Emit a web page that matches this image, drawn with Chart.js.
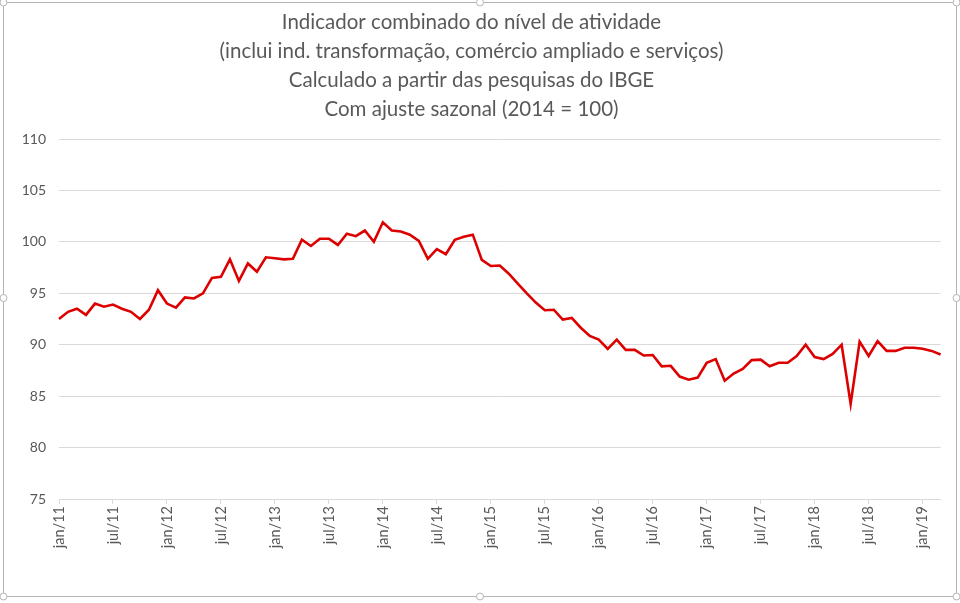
<!DOCTYPE html>
<html>
<head>
<meta charset="utf-8">
<script src="https://cdn.jsdelivr.net/npm/chart.js@4.4.1/dist/chart.umd.min.js"></script>
<style>
  html, body { margin: 0; padding: 0; background: #fff; }
  canvas { display: block; }
</style>
</head>
<body>
<canvas id="mycanvas" width="960" height="603"></canvas>
<script>
// months / years used to build category labels (jan/11 .. mar/19)
var months = ["jan", "fev", "mar", "abr", "mai", "jun", "jul", "ago", "set", "out", "nov", "dez"];
var years = ["11", "12", "13", "14", "15", "16", "17", "18", "19"];

// indicador combinado, 2014 = 100, com ajuste sazonal
var vals2011 = [92.5, 93.2, 93.5, 92.9, 94.0, 93.7, 93.9, 93.5, 93.2, 92.5, 93.4, 95.3];
var vals2012 = [94.0, 93.6, 94.6, 94.5, 95.0, 96.5, 96.6, 98.3, 96.2, 97.9, 97.1, 98.5];
var vals2013 = [98.4, 98.3, 98.35, 100.2, 99.6, 100.3, 100.3, 99.7, 100.8, 100.55, 101.1, 100.0];
var vals2014 = [101.9, 101.1, 101.0, 100.7, 100.1, 98.35, 99.3, 98.8, 100.2, 100.5, 100.7, 98.25];
var vals2015 = [97.65, 97.7, 96.9, 95.95, 95.0, 94.1, 93.35, 93.4, 92.45, 92.6, 91.65, 90.85];
var vals2016 = [90.5, 89.6, 90.5, 89.5, 89.5, 88.95, 89.0, 87.9, 87.95, 86.9, 86.6, 86.8];
var vals2017 = [88.25, 88.6, 86.5, 87.2, 87.65, 88.5, 88.55, 87.9, 88.25, 88.25, 88.9, 90.0];
var vals2018 = [88.8, 88.6, 89.1, 90.0, 84.25, 90.3, 88.9, 90.35, 89.4, 89.4, 89.7, 89.7];
var vals2019 = [89.6, 89.4, 89.05];

var yTicks = [75, 80, 85, 90, 95, 100, 105, 110];

var titleLines = [
	"Indicador combinado do nível de atividade",
	"(inclui ind. transformação, comércio ampliado e serviços)",
	"Calculado a partir das pesquisas do IBGE",
	"Com ajuste sazonal (2014 = 100)"
];

var values = [].concat(vals2011, vals2012, vals2013, vals2014, vals2015, vals2016, vals2017, vals2018, vals2019);
var labels = [];
for (var i = 0; i < values.length; i++) {
	labels.push(months[i % 12] + "/" + years[Math.floor(i / 12)]);
}

var textColor = "#595959";
var gridColor = "#d9d9d9";
var fontFamily = "Lato, 'Open Sans', sans-serif";

// selection frame drawn round the chart, like the Excel object in the picture
var framePlugin = {
	id: "frame",
	afterDraw: function(chart) {
		var c = chart.ctx;
		c.save();
		c.strokeStyle = "#b4b4b4";
		c.lineWidth = 1;
		c.strokeRect(3.5, 2.5, 953, 594);
		var pts = [[3.5, 2.5], [480, 2.5], [956.5, 2.5], [3.5, 298], [956.5, 298], [3.5, 596.5], [480, 596.5], [956.5, 596.5]];
		pts.forEach(function(p) {
			c.beginPath();
			c.arc(p[0], p[1], 3.5, 0, Math.PI * 2);
			c.fillStyle = "#fff";
			c.fill();
			c.stroke();
		});
		c.restore();
	}
};

var ctx = document.getElementById("mycanvas");

var LineGraph = new Chart(ctx, {
	type: "line",
	data: {
		labels: labels,
		datasets: [
			{
				label: "Indicador",
				data: values,
				borderColor: "#dc0000",
				backgroundColor: "#dc0000",
				borderWidth: 2.6,
				pointRadius: 0,
				tension: 0,
				fill: false
			}
		]
	},
	options: {
		responsive: false,
		animation: false,
		devicePixelRatio: 1,
		layout: { padding: { left: 0, right: 17, top: 0, bottom: 0 } },
		plugins: {
			legend: { display: false },
			tooltip: { enabled: false },
			title: {
				display: true,
				text: titleLines,
				color: textColor,
				font: { family: fontFamily, size: 20.5, weight: "normal", lineHeight: 29 / 20.5 },
				padding: { top: 8, bottom: 15 }
			}
		},
		scales: {
			x: {
				type: "category",
				offset: false,
				border: { display: true, color: gridColor, width: 1 },
				grid: {
					drawOnChartArea: false,
					drawTicks: true,
					tickLength: 5,
					color: function(c) { return c.index % 6 === 0 ? gridColor : "rgba(0,0,0,0)"; }
				},
				ticks: {
					autoSkip: false,
					maxRotation: 90,
					minRotation: 90,
					padding: 2,
					color: textColor,
					font: { family: fontFamily, size: 14.5 },
					callback: function(value, index) {
						return index % 6 === 0 ? this.getLabelForValue(value) : "";
					}
				},
				afterFit: function(s) { s.height = 104; }
			},
			y: {
				min: yTicks[0],
				max: yTicks[yTicks.length - 1],
				border: { display: false },
				grid: { color: gridColor, drawTicks: false },
				ticks: {
					stepSize: 5,
					padding: 13,
					color: textColor,
					font: { family: fontFamily, size: 14 }
				},
				afterFit: function(s) { s.width = 59; }
			}
		}
	},
	plugins: [framePlugin]
});
</script>
</body>
</html>
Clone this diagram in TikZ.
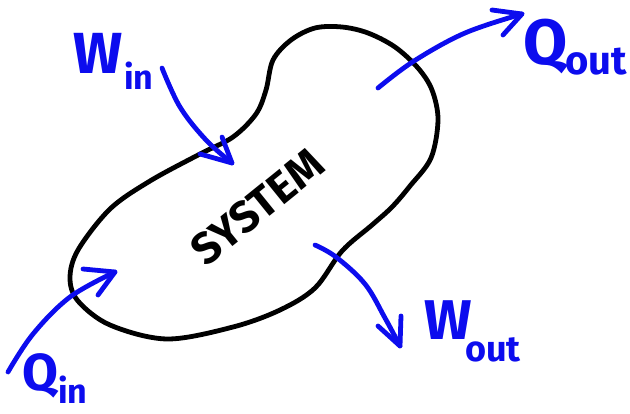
\documentclass[tikz,border=0pt]{standalone}
\usepackage{fontspec}
\newfontfamily\hand{Fira Sans}
\definecolor{pen}{RGB}{12,12,238}
\begin{document}
\begin{tikzpicture}[x=1pt,y=-1pt,
  stroke/.style={line width=4.8pt,line cap=round,line join=round},
  blobline/.style={stroke,draw=black},
  flow/.style={stroke,draw=pen},
  lbl/.style={text=pen,font=\hand\bfseries,inner sep=0pt},
  sys/.style={text=black,font=\hand,inner sep=0pt}]
\useasboundingbox (0,0) rectangle (630,414);
% system boundary
\draw[blobline] plot[smooth cycle,tension=0.55] coordinates {
  (315,28) (342,27) (368,33) (395,47) (418,68) (432,90) (438,120) (431,158)
  (410,186) (392,207) (372,225) (342,251) (315,288) (280,310) (233,327)
  (167,339) (110,325) (78,301) (70,278) (78,250) (110,209) (150,181)
  (200,154) (233,137) (256,114) (266,90) (273,60) (291,40)};
\node[sys,rotate=39,font=\hand\bfseries\fontsize{44}{44}\selectfont] (system) at (257,207) {SYSTEM};
% W in
\coordinate (wint) at (232,163);
\draw[flow] plot[smooth,tension=0.6] coordinates {(162,68) (180,107) (206,140) (wint)};
\draw[flow] (222,137) -- (wint) -- (200,154);
\node[lbl,font=\hand\bfseries\fontsize{58}{58}\selectfont] (W1) at (98,53) {W};
\node[lbl,font=\hand\bfseries\fontsize{34}{34}\selectfont] (in1) at (139,76) {in};
% Q out
\coordinate (qoutt) at (522,14);
\draw[flow] plot[smooth,tension=0.6] coordinates {(378,88) (414,61) (465,33) (qoutt)};
\draw[flow] (492,10) -- (qoutt) -- (503,35);
\node[lbl,font=\hand\bfseries\fontsize{64}{64}\selectfont] (Q2) at (546,46) {Q};
\node[lbl,font=\hand\bfseries\fontsize{40}{40}\selectfont] (out2) at (596,62) {out};
% Q in
\coordinate (qint) at (115,272);
\draw[flow] plot[smooth,tension=0.6] coordinates {(8,372) (33,334) (70,297) (qint)};
\draw[flow] (83,269) -- (qint) -- (98,295);
\node[lbl,font=\hand\bfseries\fontsize{52}{52}\selectfont] (Q3) at (40,376) {Q};
\node[lbl,font=\hand\bfseries\fontsize{34}{34}\selectfont] (in3) at (73,390) {in};
% W out
\coordinate (woutt) at (400,346);
\draw[flow] plot[smooth,tension=0.6] coordinates {(315,245) (336,257) (365,284) (385,318) (woutt)};
\draw[flow] (378,326) -- (woutt) -- (401,316);
\node[lbl,font=\hand\bfseries\fontsize{56}{56}\selectfont] (W4) at (448,320) {W};
\node[lbl,font=\hand\bfseries\fontsize{36}{36}\selectfont] (out4) at (493,350) {out};
\end{tikzpicture}
\end{document}
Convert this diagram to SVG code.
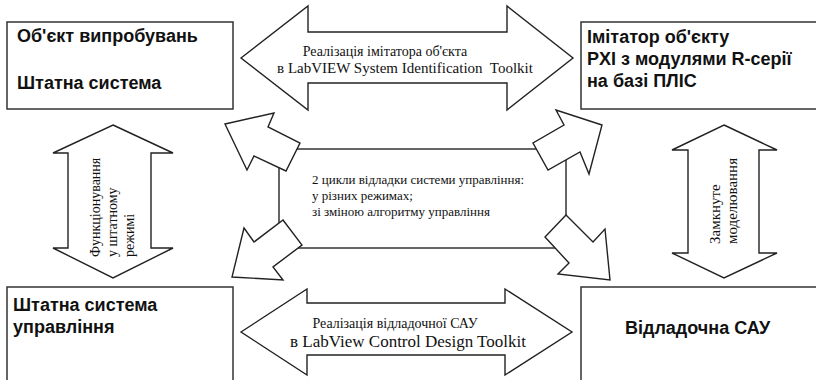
<svg xmlns="http://www.w3.org/2000/svg" width="816" height="380" viewBox="0 0 816 380">
<style>
.box{fill:#fff;stroke:#333;stroke-width:1.5}
.arr{fill:#fff;stroke:#222;stroke-width:1.4;stroke-linejoin:miter}
.b{font-family:"Liberation Sans",Arial,sans-serif;font-weight:bold;font-size:18px;fill:#111}
.s{font-family:"Liberation Serif","Times New Roman",serif;fill:#111}
</style>
<rect width="816" height="380" fill="#fff"/>
<g id="node-object">
<rect class="box" x="7" y="22" width="226" height="87"/>
<text class="b" x="17" y="42">Об'єкт випробувань</text>
<text class="b" x="17" y="89">Штатна система</text>
</g>
<g id="node-imitator">
<rect class="box" x="581" y="22" width="240" height="87"/>
<text class="b" x="587" y="43">Імітатор об'єкту</text>
<text class="b" x="587" y="65">PXI з модулями R-серії</text>
<text class="b" x="587" y="87">на базі ПЛІС</text>
</g>
<g id="node-standard-cs">
<rect class="box" x="7" y="287" width="226" height="100"/>
<text class="b" x="13" y="311">Штатна система</text>
<text class="b" x="13" y="333">управління</text>
</g>
<g id="node-debug-sau">
<rect class="box" x="581" y="287" width="240" height="100"/>
<text class="b" x="625" y="334">Відладочна САУ</text>
</g>
<g id="node-center">
<rect class="box" x="279" y="149" width="287" height="99"/>
<text class="s" font-size="13" x="312" y="184">2 цикли відладки системи управління:</text>
<text class="s" font-size="13" x="312" y="200">у різних режимах;</text>
<text class="s" font-size="13" x="312" y="216">зі зміною алгоритму управління</text>
</g>
<g id="connectors">
<polygon class="arr" points="241,58 308,6 308,32 507,32 507,6 573,58 507,110 507,83 308,83 308,110"/>
<text class="s" font-size="14" x="385" y="56" text-anchor="middle">Реалізація імітатора об'єкта</text>
<text class="s" font-size="15" x="405" y="73" text-anchor="middle" xml:space="preserve">в LabVIEW System Identification  Toolkit</text>
<polygon class="arr" points="241,332 307,289 307,303 505,303 505,289 572,332 505,375 505,355 307,355 307,375"/>
<text class="s" font-size="14" x="395" y="328" text-anchor="middle">Реалізація відладочної САУ</text>
<text class="s" font-size="17" x="408" y="347" text-anchor="middle">в LabView Control Design Toolkit</text>
<polygon class="arr" points="113,125 173,153 151,153 151,248 173,248 113,278 53,248 68,248 68,153 53,153"/>
<g transform="translate(100,257) rotate(-90)">
<text class="s" font-size="14" x="0" y="0">Функціонування</text>
<text class="s" font-size="14" x="0" y="17">у штатному</text>
<text class="s" font-size="14" x="0" y="34">режимі</text>
</g>
<polygon class="arr" points="724,125 777,150 759,150 759,253 777,253 724,278 672,253 688,253 688,150 672,150"/>
<g transform="translate(720,244) rotate(-90)">
<text class="s" font-size="15" x="0" y="0">Замкнуте</text>
<text class="s" font-size="15" x="0" y="17">моделювання</text>
</g>
<polygon class="arr" points="225,124 274,113 268,127 300,143 286,171 254,156 247,170"/>
<polygon class="arr" points="602,125 556,110 564,125 533,143 548,170 580,152 589,174"/>
<polygon class="arr" points="283,220 302,245 273,267 283,280 232,277 244,228 254,242"/>
<polygon class="arr" points="566,215 545,237 569,263 558,274 610,280 605,229 593,242"/>
</g>
</svg>
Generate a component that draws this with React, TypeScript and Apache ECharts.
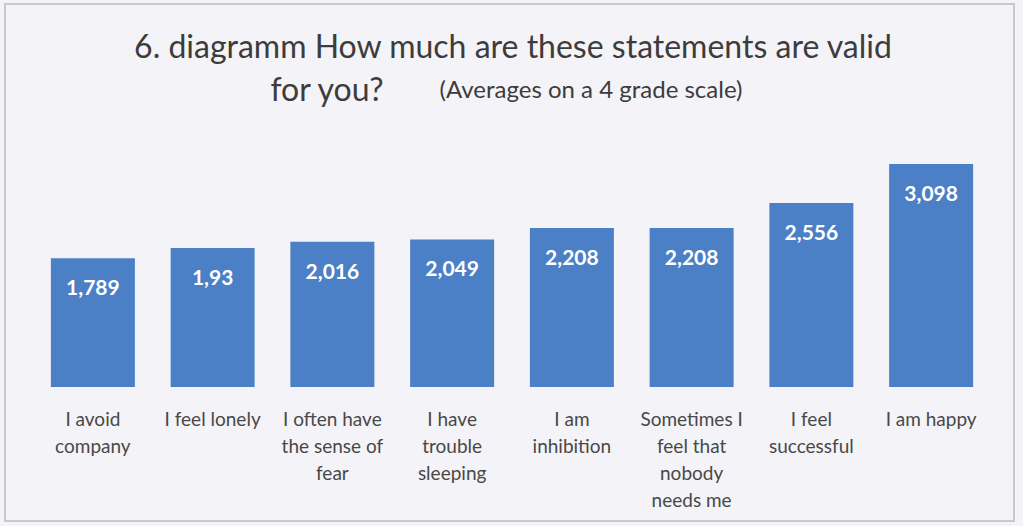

========

Give again, word for word, every line from the top of the data through the line with "var vals2019 = [89.6, 89.4, 89.05];", both ends included, and exclude the pictures.

* **Response**
Emit a web page that matches this image, drawn with Chart.js.
<!DOCTYPE html>
<html>
<head>
<meta charset="utf-8">
<script src="https://cdn.jsdelivr.net/npm/chart.js@4.4.1/dist/chart.umd.min.js"></script>
<style>
  html, body { margin: 0; padding: 0; background: #fff; }
  canvas { display: block; }
</style>
</head>
<body>
<canvas id="mycanvas" width="960" height="603"></canvas>
<script>
// months / years used to build category labels (jan/11 .. mar/19)
var months = ["jan", "fev", "mar", "abr", "mai", "jun", "jul", "ago", "set", "out", "nov", "dez"];
var years = ["11", "12", "13", "14", "15", "16", "17", "18", "19"];

// indicador combinado, 2014 = 100, com ajuste sazonal
var vals2011 = [92.5, 93.2, 93.5, 92.9, 94.0, 93.7, 93.9, 93.5, 93.2, 92.5, 93.4, 95.3];
var vals2012 = [94.0, 93.6, 94.6, 94.5, 95.0, 96.5, 96.6, 98.3, 96.2, 97.9, 97.1, 98.5];
var vals2013 = [98.4, 98.3, 98.35, 100.2, 99.6, 100.3, 100.3, 99.7, 100.8, 100.55, 101.1, 100.0];
var vals2014 = [101.9, 101.1, 101.0, 100.7, 100.1, 98.35, 99.3, 98.8, 100.2, 100.5, 100.7, 98.25];
var vals2015 = [97.65, 97.7, 96.9, 95.95, 95.0, 94.1, 93.35, 93.4, 92.45, 92.6, 91.65, 90.85];
var vals2016 = [90.5, 89.6, 90.5, 89.5, 89.5, 88.95, 89.0, 87.9, 87.95, 86.9, 86.6, 86.8];
var vals2017 = [88.25, 88.6, 86.5, 87.2, 87.65, 88.5, 88.55, 87.9, 88.25, 88.25, 88.9, 90.0];
var vals2018 = [88.8, 88.6, 89.1, 90.0, 84.25, 90.3, 88.9, 90.35, 89.4, 89.4, 89.7, 89.7];
var vals2019 = [89.6, 89.4, 89.05];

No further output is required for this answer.